▶ **THE PROBLEM**
Quote exactly, and only, the lines from the one with "Output the Python" down to the one with "3.2, 3.3, 3.5, 3.7, 4.0]", both included.

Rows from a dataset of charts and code
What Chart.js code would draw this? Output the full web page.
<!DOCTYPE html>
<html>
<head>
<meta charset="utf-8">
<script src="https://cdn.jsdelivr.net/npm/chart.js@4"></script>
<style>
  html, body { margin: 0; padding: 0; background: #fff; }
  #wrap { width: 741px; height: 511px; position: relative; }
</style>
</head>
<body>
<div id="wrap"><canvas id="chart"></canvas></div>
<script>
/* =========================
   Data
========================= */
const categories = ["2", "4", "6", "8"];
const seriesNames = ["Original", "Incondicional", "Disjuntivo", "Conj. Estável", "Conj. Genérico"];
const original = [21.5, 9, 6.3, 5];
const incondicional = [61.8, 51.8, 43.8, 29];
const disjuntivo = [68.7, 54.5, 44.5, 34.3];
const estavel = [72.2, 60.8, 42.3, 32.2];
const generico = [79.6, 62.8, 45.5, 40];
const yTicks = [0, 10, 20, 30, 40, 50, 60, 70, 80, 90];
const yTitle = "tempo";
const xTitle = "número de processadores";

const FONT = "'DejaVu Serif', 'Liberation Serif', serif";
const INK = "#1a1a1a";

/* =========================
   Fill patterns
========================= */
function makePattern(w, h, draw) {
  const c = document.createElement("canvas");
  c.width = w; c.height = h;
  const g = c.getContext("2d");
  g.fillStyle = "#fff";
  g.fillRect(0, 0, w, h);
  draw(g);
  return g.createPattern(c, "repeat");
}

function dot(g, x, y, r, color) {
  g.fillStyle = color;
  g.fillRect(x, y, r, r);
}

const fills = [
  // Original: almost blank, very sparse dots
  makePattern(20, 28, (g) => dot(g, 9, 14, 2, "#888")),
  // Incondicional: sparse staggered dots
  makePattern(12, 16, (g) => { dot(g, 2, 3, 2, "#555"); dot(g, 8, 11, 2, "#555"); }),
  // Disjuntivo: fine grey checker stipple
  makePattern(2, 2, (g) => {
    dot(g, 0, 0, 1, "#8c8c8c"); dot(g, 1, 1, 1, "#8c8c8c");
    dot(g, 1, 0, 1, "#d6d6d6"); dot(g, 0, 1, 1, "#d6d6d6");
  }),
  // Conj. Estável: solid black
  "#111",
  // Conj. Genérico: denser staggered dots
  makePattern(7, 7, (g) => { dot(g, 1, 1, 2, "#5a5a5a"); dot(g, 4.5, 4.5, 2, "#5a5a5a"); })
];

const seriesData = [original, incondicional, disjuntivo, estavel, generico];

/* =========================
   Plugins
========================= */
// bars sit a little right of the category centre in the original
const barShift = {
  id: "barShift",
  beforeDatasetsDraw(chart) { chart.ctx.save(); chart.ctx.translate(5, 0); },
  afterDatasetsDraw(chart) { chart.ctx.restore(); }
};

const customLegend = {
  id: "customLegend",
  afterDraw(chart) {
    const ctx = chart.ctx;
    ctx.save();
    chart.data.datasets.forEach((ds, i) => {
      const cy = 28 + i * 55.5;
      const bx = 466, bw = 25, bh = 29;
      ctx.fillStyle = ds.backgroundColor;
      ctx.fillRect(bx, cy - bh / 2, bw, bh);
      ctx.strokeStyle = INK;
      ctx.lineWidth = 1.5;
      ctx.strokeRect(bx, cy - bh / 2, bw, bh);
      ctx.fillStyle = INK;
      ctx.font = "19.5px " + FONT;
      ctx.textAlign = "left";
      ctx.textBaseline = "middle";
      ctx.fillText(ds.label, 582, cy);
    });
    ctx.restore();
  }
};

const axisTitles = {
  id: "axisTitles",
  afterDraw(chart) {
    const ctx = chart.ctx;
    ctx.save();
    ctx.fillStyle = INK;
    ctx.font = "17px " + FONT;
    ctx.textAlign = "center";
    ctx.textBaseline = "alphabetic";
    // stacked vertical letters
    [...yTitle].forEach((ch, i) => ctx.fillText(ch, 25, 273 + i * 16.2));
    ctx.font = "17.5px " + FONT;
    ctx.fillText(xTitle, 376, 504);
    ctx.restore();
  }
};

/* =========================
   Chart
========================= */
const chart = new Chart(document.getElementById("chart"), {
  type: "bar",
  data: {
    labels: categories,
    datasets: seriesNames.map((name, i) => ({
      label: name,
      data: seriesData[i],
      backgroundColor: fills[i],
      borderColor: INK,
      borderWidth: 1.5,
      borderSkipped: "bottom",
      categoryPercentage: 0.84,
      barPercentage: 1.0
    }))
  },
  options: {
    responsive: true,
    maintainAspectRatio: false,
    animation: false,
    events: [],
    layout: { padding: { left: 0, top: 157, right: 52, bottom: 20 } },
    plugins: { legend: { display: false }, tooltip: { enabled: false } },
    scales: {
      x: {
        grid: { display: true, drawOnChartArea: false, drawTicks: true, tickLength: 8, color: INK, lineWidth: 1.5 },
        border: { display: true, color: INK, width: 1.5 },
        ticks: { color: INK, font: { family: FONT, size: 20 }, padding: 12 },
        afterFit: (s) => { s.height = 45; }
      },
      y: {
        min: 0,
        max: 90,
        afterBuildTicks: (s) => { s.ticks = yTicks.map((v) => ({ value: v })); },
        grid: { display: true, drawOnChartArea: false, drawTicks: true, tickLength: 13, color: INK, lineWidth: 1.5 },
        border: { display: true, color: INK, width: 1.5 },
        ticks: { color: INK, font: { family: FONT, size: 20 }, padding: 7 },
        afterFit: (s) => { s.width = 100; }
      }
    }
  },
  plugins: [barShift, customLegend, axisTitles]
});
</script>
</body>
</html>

==

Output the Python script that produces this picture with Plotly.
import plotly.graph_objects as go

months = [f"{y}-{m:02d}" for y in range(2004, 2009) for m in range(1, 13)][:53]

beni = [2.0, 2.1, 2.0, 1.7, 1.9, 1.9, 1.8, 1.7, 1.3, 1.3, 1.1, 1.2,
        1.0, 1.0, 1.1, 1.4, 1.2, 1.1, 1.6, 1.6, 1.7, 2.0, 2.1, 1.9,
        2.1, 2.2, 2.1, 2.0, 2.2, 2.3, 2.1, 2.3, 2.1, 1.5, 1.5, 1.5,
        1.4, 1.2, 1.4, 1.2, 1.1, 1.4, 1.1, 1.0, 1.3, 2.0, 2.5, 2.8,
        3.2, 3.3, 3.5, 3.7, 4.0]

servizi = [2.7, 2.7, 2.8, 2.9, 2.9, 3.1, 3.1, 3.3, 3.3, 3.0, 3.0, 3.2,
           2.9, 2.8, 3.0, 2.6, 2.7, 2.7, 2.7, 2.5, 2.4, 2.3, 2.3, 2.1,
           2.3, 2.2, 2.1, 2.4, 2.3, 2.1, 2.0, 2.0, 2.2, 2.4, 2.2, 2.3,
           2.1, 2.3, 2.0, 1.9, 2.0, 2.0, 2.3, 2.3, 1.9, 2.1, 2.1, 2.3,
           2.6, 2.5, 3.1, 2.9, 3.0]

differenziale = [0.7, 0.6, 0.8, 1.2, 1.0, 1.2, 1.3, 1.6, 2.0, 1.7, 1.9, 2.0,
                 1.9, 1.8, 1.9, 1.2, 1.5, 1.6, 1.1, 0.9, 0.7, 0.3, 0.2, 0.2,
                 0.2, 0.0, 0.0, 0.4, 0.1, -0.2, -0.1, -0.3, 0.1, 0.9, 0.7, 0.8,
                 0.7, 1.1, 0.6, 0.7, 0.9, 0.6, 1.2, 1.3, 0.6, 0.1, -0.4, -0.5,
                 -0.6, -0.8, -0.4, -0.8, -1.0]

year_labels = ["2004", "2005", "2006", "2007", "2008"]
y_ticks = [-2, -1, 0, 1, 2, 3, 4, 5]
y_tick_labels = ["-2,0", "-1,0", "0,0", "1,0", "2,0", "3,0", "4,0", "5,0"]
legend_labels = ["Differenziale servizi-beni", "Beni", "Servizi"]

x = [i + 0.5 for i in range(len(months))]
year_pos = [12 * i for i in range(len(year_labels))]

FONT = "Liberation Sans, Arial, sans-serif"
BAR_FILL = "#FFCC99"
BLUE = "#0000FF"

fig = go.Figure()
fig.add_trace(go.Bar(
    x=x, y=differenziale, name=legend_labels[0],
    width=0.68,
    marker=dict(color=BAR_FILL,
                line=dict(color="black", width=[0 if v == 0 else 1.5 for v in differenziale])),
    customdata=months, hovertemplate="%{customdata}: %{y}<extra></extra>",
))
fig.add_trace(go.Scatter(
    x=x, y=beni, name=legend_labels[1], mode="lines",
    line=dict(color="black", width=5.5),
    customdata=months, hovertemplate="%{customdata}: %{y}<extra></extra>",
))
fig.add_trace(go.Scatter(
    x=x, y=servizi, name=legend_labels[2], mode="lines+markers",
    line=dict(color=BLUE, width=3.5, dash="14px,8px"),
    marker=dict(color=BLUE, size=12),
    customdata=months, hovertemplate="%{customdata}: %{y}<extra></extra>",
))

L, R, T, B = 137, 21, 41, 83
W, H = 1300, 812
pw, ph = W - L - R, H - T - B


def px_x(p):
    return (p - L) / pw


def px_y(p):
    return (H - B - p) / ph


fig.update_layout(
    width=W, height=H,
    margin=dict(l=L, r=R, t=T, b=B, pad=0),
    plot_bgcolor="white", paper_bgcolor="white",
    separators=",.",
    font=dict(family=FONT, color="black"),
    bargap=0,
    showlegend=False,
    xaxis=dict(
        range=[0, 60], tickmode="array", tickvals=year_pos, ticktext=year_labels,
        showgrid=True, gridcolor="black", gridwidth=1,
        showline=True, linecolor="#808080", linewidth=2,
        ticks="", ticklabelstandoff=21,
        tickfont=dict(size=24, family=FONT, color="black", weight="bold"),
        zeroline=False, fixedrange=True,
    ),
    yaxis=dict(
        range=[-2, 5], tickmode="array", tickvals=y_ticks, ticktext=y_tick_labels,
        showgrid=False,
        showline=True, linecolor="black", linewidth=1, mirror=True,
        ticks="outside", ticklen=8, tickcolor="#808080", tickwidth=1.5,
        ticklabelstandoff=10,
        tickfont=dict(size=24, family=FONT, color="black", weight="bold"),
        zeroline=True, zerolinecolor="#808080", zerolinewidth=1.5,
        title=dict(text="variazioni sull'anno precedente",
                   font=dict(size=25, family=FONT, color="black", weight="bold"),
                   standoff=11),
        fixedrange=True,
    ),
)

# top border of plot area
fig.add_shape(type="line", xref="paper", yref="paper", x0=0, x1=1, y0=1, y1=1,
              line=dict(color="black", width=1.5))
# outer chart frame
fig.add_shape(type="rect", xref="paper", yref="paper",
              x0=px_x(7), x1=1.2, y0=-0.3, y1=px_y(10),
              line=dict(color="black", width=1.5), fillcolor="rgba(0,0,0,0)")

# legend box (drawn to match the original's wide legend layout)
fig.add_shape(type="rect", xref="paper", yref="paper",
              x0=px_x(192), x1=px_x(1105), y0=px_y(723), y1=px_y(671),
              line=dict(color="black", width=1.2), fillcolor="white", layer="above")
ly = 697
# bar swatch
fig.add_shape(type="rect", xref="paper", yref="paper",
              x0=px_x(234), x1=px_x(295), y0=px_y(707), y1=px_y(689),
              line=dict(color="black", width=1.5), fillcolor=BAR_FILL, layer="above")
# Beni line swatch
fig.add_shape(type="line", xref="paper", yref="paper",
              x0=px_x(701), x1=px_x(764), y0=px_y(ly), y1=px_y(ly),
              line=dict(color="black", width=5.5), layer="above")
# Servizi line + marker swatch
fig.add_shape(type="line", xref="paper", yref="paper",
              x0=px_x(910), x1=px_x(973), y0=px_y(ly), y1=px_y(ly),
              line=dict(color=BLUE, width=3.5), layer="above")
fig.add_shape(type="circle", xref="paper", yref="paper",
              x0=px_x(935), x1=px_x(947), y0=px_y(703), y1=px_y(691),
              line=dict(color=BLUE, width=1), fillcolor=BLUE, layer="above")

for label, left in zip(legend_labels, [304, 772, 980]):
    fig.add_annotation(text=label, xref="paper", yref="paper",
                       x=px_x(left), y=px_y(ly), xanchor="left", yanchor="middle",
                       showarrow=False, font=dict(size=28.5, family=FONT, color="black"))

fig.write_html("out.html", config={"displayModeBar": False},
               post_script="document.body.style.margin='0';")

▶ **ANSWER TO THIS PROBLEM**
Output the Python script that produces this picture with Plotly.
import plotly.graph_objects as go

months = [f"{y}-{m:02d}" for y in range(2004, 2009) for m in range(1, 13)][:53]

beni = [2.0, 2.1, 2.0, 1.7, 1.9, 1.9, 1.8, 1.7, 1.3, 1.3, 1.1, 1.2,
        1.0, 1.0, 1.1, 1.4, 1.2, 1.1, 1.6, 1.6, 1.7, 2.0, 2.1, 1.9,
        2.1, 2.2, 2.1, 2.0, 2.2, 2.3, 2.1, 2.3, 2.1, 1.5, 1.5, 1.5,
        1.4, 1.2, 1.4, 1.2, 1.1, 1.4, 1.1, 1.0, 1.3, 2.0, 2.5, 2.8,
        3.2, 3.3, 3.5, 3.7, 4.0]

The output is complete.